DATA SECTION –
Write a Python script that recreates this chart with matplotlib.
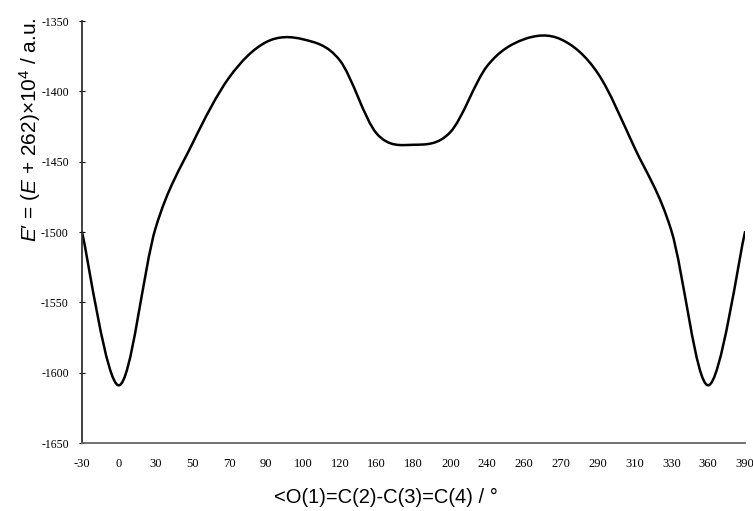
import numpy as np
import matplotlib
matplotlib.use("Agg")
import matplotlib.pyplot as plt
from matplotlib.path import Path
from matplotlib.patches import PathPatch

# dihedral angle categories (evenly spaced on the axis, like an Excel category axis)
angles = ["-30", "0", "30", "50", "70", "90", "100", "120", "160", "180",
          "200", "240", "260", "270", "290", "310", "330", "360", "390"]
# E' values
energy = [-1500, -1609, -1497, -1437, -1390, -1365, -1363, -1378, -1430, -1438,
          -1429, -1382, -1363, -1363, -1387, -1440, -1499, -1609, -1500]
yticks = [-1650, -1600, -1550, -1500, -1450, -1400, -1350]

plt.rcParams['mathtext.fontset'] = 'custom'
plt.rcParams['mathtext.rm'] = 'Liberation Sans'
plt.rcParams['mathtext.it'] = 'Liberation Sans:italic'


def smooth_path(x, y):
    # excel-style smoothed line: bezier segments through every point
    x = np.asarray(x, float)
    y = np.asarray(y, float)
    n = len(x)
    verts = [(x[0], y[0])]
    codes = [Path.MOVETO]
    for i in range(n - 1):
        xp, yp = (x[i - 1], y[i - 1]) if i > 0 else (x[i], y[i])
        xn, yn = (x[i + 2], y[i + 2]) if i + 2 < n else (x[i + 1], y[i + 1])
        c1 = (x[i] + (x[i + 1] - xp) / 6, y[i] + (y[i + 1] - yp) / 6)
        c2 = (x[i + 1] - (xn - x[i]) / 6, y[i + 1] - (yn - y[i]) / 6)
        verts += [c1, c2, (x[i + 1], y[i + 1])]
        codes += [Path.CURVE4] * 3
    return Path(verts, codes)


fig = plt.figure(figsize=(7.53, 5.11), dpi=100)
ax = fig.add_axes([82 / 753, 1 - 443 / 511, (745 - 82) / 753, (443 - 21) / 511])

pos = np.arange(len(angles))
ax.add_patch(PathPatch(smooth_path(pos, energy), fill=False, lw=1.8, color='black',
                       capstyle='round', joinstyle='round'))

ax.set_xlim(0, len(angles) - 1)
ax.set_ylim(-1650, -1350)
ax.set_xticks(pos)
ax.set_xticklabels(angles, family='Liberation Serif', fontsize=9)
ax.set_yticks(yticks)
ax.set_yticklabels([str(v) for v in yticks], family='Liberation Serif', fontsize=8.5)
ax.tick_params(axis='x', length=0, pad=11)
ax.tick_params(axis='y', direction='inout', length=5, width=0.8, pad=7)

for s in ['top', 'right']:
    ax.spines[s].set_visible(False)
ax.spines['left'].set_color('#333333')
ax.spines['left'].set_linewidth(1.3)
ax.spines['bottom'].set_color('#666666')
ax.spines['bottom'].set_linewidth(1.3)

fig.text(386 / 753, 1 - 497 / 511, "<O(1)=C(2)-C(3)=C(4) / °",
         family='Liberation Sans', fontsize=14.5, ha='center', va='center')
fig.text(30 / 753, 1 - 130 / 511, r"$E$′ = ($E$ + 262)×10$^4$ / a.u.",
         family='Liberation Sans', fontsize=15, rotation=90, ha='center', va='center')

fig.savefig("out.png", dpi=100)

TASK TO COMPLETE – Return nothing but the lines running from the start of the data to the line with "plt.rcParams['mathtext.it'] = 'Liberation", please, both ends included and no pictures.

SOLUTION FOR THIS TASK –
Write a Python script that recreates this chart with matplotlib.
import numpy as np
import matplotlib
matplotlib.use("Agg")
import matplotlib.pyplot as plt
from matplotlib.path import Path
from matplotlib.patches import PathPatch

# dihedral angle categories (evenly spaced on the axis, like an Excel category axis)
angles = ["-30", "0", "30", "50", "70", "90", "100", "120", "160", "180",
          "200", "240", "260", "270", "290", "310", "330", "360", "390"]
# E' values
energy = [-1500, -1609, -1497, -1437, -1390, -1365, -1363, -1378, -1430, -1438,
          -1429, -1382, -1363, -1363, -1387, -1440, -1499, -1609, -1500]
yticks = [-1650, -1600, -1550, -1500, -1450, -1400, -1350]

plt.rcParams['mathtext.fontset'] = 'custom'
plt.rcParams['mathtext.rm'] = 'Liberation Sans'
plt.rcParams['mathtext.it'] = 'Liberation Sans:italic'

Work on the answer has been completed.